In the first of a new column for SIPPs Professional, leading SIPP and SSAS figure Martin Tilley, a director at Westbridge, looks at the dangers of cutting costs on property valuations:
The new fiscal year is often a time for SSAS and SIPP repricing, leading to the inevitable need for advisers to reassess their preferred SSAS and SIPP partners, writes Martin Tilley.
Advisers will know that the metric of pricing is but one of many factors they will take into consideration but on its own it can be an immensely complicated jungle through which they must wade.
Almost all propositions are differently priced and may include fixed and variable fees, time costed fees, interest rate trails (remember them?) and commission shares. The unattainable goal, of course, being the best service possible for as little total cost to their client.
A cost not immediately attributable but relevant to any self-invested pension holding commercial property is the periodic revaluation of the property.
There are obviously some specific and known trigger points. The purchase from, or sale to, a connected party will require the services of a Registered Valuer to evidence the commercial valuation being paid. Similarly, where the property is let to a connected party, at lease commencement and subsequent review, a valuer would also be employed.
At any Benefit Crystallisation Event, or member transfer out, an accurate property valuation must be in place to ensure the correct calculation of a member’s entitlement but otherwise how frequently should a property be officially valued?
Twenty years ago, the triennial actuarial valuation was a natural reminder, but my more recent experience reveals a multitude of approaches from different providers and practitioners. But what should be the prudent view?
During periods of otherwise inactive accumulation, I have seen some relaxed attitudes. Not insisting on regular revaluations might sound like a cost saving, but is it?

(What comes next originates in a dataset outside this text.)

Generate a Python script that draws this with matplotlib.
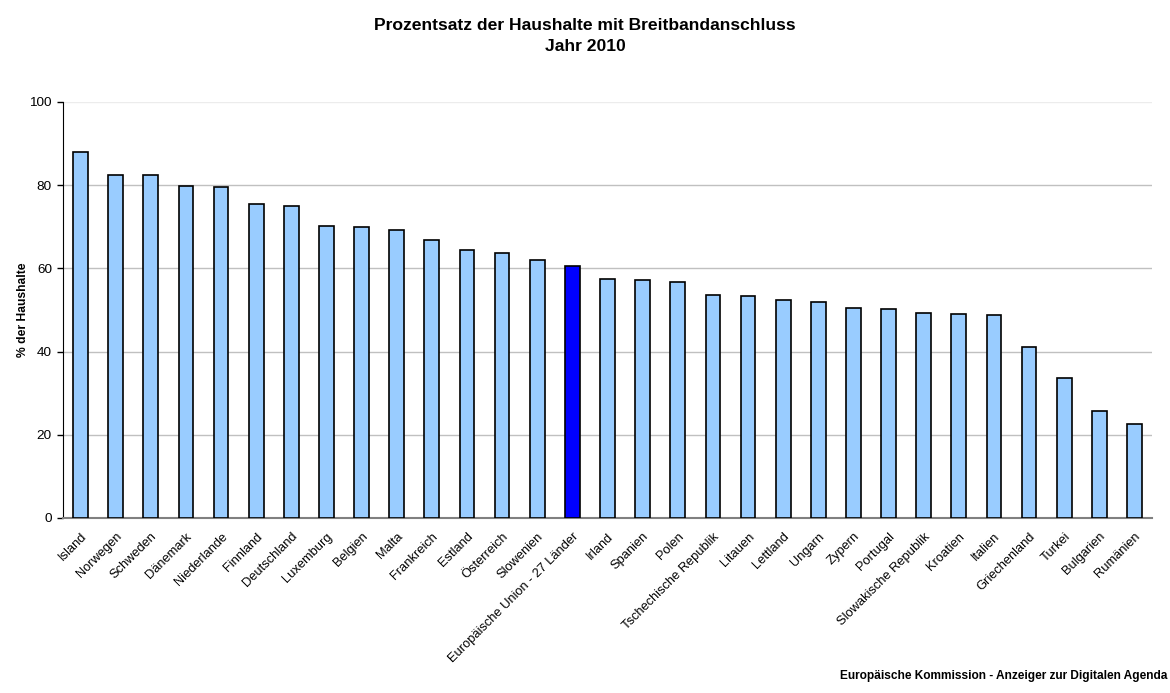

While no one would ever advocate the use of a “book value” some will accept a “trustees' best estimated value” with the emphasis usually on the member trustee, with the caveat that the only person fooled by an inaccurate valuation will be the member(s) themselves. But is it reasonable for the onus to be placed on such unqualified individuals?
An inaccurate underestimation coupled with ongoing contributions could lead to an unpleasant surprise, with potential breach of a Lifetime Allowance while an overvaluation could smash member expectations when benefits do come into payment. But there may be a more serious implication of inaccurate property valuation relating to the insured reinstatement value.
In some instances, where a specific reinstatement value is not provided, an insurer may use a formula based on the given capital value. Where the latter has been underestimated it follows that the reinstatement value will be underassessed and in the event of a claim, the insurer would be within their rights to proportionately reduce any claim, or in an extreme case of misrepresentation, void the claim altogether. Hardly a position that scheme trustees would wish to face.
The matter is particularly topical as a result of recent sharp increases in property rebuilding costs because of the reduced workforce, material and energy cost increases and supply chain delays.
For these reasons, the services of a RICS qualified surveyor in assessing regular capital and reinstatement values should be money prudently and well spent.